Selon le cahier des clauses particulières de cet appel d'offres, "le dispositif de veille en question vise, en particulier sur Internet, à :
- Identifier les thèmes stratégiques (pérennes, prévisibles ou émergents)
- Identifier et analyser les sources stratégiques ou structurant l’opinion
- Repérer les leaders d’opinion, les lanceurs d’alerte et analyser leur potentiel d’influence et leur capacité à se constituer en réseau
- Décrypter les sources des débats et leurs modes de propagation
- Repérer les informations signifiantes (en particulier les signaux faibles)
- Suivre les informations signifiantes dans le temps
- Relever des indicateurs quantitatifs (volume des contributions, nombre de commentaires, audience, etc.)
- Rapprocher ces informations et les interpréter
- Anticiper et évaluer les risques de contagion et de crise
- Alerter et préconiser en conséquence les informations signifiantes pertinentes sont celles qui préfigurent un débat, un « risque opinion » potentiel, une crise ou tout temps fort à venir dans lesquels les ministères se trouveraient impliqués
."

On peut également lire dans ce document que "la veille sur Internet portera sur les sources stratégiques en ligne : sites « commentateurs » de l’actualité, revendicatifs, informatifs, participatifs, politiques, etc. Elle portera ainsi sur les médias en ligne, les sites de syndicats, de partis politiques, les portails thématiques ou régionaux, les sites militants d’associations, de mouvements revendicatifs ou alternatifs, de leaders d’opinion." (...) "Plus particulièrement en matière de veille Internet, l’analyse permettra un suivi précis de l’évolution de l’opinion internaute et des arguments émergents relayés et commentés sur ce canal."

Notons que les appels d'offre de surveillance de l'opinion dans les médias ont toujours existé pour tous les ministères ; Ils intègrent depuis peu Internet comme source d'information. Concernant celui du Ministère de l'Education Nationale, il s'agit du renouvellement de la procédure de 2006. Et pourtant, depuis quelques jours, les syndicats (Sgen-CFDT et Se UNSA) crient au flicage des personnels de l'éducation nationale et au retour de la "chasse aux sorcières" ...

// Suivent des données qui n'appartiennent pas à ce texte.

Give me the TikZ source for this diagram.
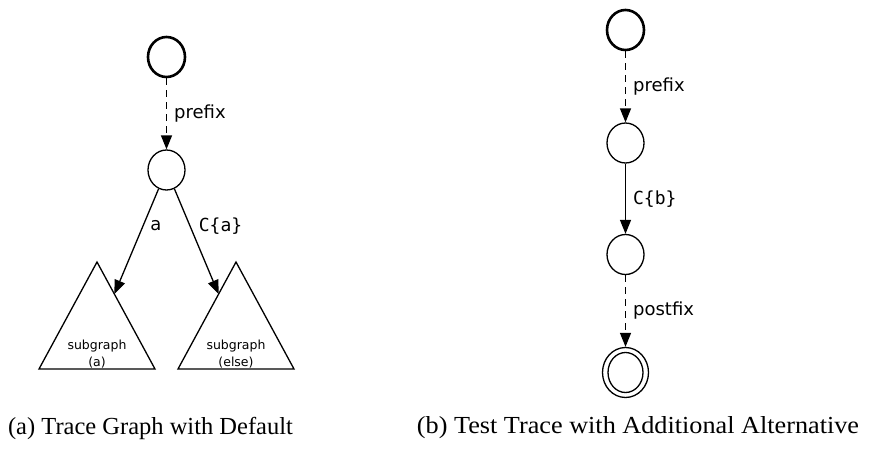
\documentclass[tikz,border=0pt]{standalone}
\usepackage{fontspec}
\setmainfont{Liberation Serif}
\newfontfamily\lblfont{DejaVu Sans}
\newfontfamily\codefont{DejaVu Sans Mono}
\usetikzlibrary{shapes.geometric,arrows.meta,calc}

\begin{document}
\begin{tikzpicture}[x=1pt,y=-1pt,
  state/.style={draw,ellipse,minimum width=37pt,minimum height=40pt,inner sep=0pt,line width=1.3pt},
  startstate/.style={state,line width=2.6pt},
  edge/.style={line width=1.3pt,-{Triangle[length=14pt,width=11pt]}},
  optedge/.style={edge,dash pattern=on 7pt off 5pt},
  lbl/.style={font=\lblfont\fontsize{18}{21}\selectfont,inner sep=0pt},
  codelbl/.style={font=\codefont\fontsize{18}{21}\selectfont,inner sep=0pt},
  subtext/.style={font=\lblfont\fontsize{12.5}{17}\selectfont,align=center,inner sep=0pt},
  tri/.style={line width=1.3pt,line join=miter},
  caption/.style={font=\fontsize{24.5}{28}\selectfont,inner sep=0pt}]
\useasboundingbox (0,0) rectangle (874,455);

% ---- (a) trace graph with default ----
\node[startstate] (a0) at (166.5,57) {};
\node[state] (a1) at (166.5,170) {};
\draw[optedge] (a0) -- (a1) node[lbl,midway,right=7pt] {prefix};

% subgraph triangles
\coordinate (t1top) at (97,262);
\coordinate (t1l) at (39,369);
\coordinate (t1r) at (155,369);
\coordinate (t2top) at (236,262);
\coordinate (t2l) at (178,369);
\coordinate (t2r) at (294,369);
\draw[tri] (t1top) -- (t1r) -- (t1l) -- cycle;
\draw[tri] (t2top) -- (t2r) -- (t2l) -- cycle;
\node[subtext] (sa) at (97,354) {subgraph\\(a)};
\node[subtext] (se) at (236,354) {subgraph\\(else)};
\coordinate (t1hit) at ($(t1top)!0.3!(t1r)$);
\coordinate (t2hit) at ($(t2top)!0.3!(t2l)$);
\draw[edge] (a1) -- (t1hit);
\draw[edge] (a1) -- (t2hit);
\node[lbl] (la) at (156,226) {a};
\node[codelbl] (lca) at (220.5,226) {C\{a\}};

% ---- (b) test trace with additional alternative ----
\node[startstate] (b0) at (625.5,30) {};
\node[state] (b1) at (625.5,143) {};
\node[state] (b2) at (625.5,254.5) {};
\node[state,minimum width=46pt,minimum height=50pt] (b3) at (625.5,372.5) {};
\node[state,minimum width=35pt,minimum height=40pt] (b3in) at (625.5,372.5) {};
\draw[optedge] (b0) -- (b1) node[lbl,midway,right=7pt] {prefix};
\draw[edge] (b1) -- (b2) node[codelbl,midway,right=7pt] {C\{b\}};
\draw[optedge] (b2) -- (b3) node[lbl,midway,right=7pt] {postfix};

% ---- captions ----
\node[caption] (capa) at (150.5,428) {(a) Trace Graph with Default};
\node[caption] (capb) at (638,428) {\scalebox{1.07}[1]{(b) Test Trace with Additional Alternative}};
\end{tikzpicture}
\end{document}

En tant que veilleur et indépendamment de toute opinion politique, cette polémique me fait rebondir sur deux points :

- Il convient de distinguer la veille (ici surveillance de l'opinion, écoute de ce qui peut se dire à son sujet, veille image) de l'usage que l'on peut faire de l'information collectée. Notre métier de veilleur consiste à fournir des éléments d'aide à la décision. Le décideur agit par la suite en toute connaissance de son environnement. A confondre les métiers de veilleur et de décideur, on a vite fait de juger notre profession de collaborationnisme ; Profession qui faute d'être dignement représentée et défendue n'a pas besoin de cela en ce moment. A titre purement méthodique, il convient en effet dans toute démarche de veille de distinguer l'information (les faits) de toute analyse (embryon de décision), au risque d'orienter ses recherches et de ne collecter que des informations venant alimenter sa thèse en éludant toutes les autres informations contradictoires. C'est pourquoi nous distinguons les métiers de veille et d'analyse et nous consacrons qu'à la collecte et la veille, laissant à nos clients le soin de l'analyse.

- Il me parait nécessaire d'accompagner la mise en place de toute démarche de veille d'explication sur sa finalité. Sinon, une démarche de veille (et plus particulièrement de veille interne) peut être perçue par certain comme un outil de flicage. Il nous arrive fréquemment d'expliquer en entreprise ou administration que la veille n'est pas un outil de flicage de la productivité personnelle de tel ou tel individu. Souvent une démarche de veille commence par la mise en commun d'information, une meilleure circulation des informations en interne, une cartographie des connaissances, etc. Autant d'outils qui peuvent être perçus comme des outils de flicage. Pour revenir à l'appel d'offre du Ministère de l'Education Nationale, n'est il pas compréhensible que le Ministre de tutelle s'intéresse à ce qui se dit sur son ministère ? Toute entreprise sensibilisée aux démarches de veille fait de même.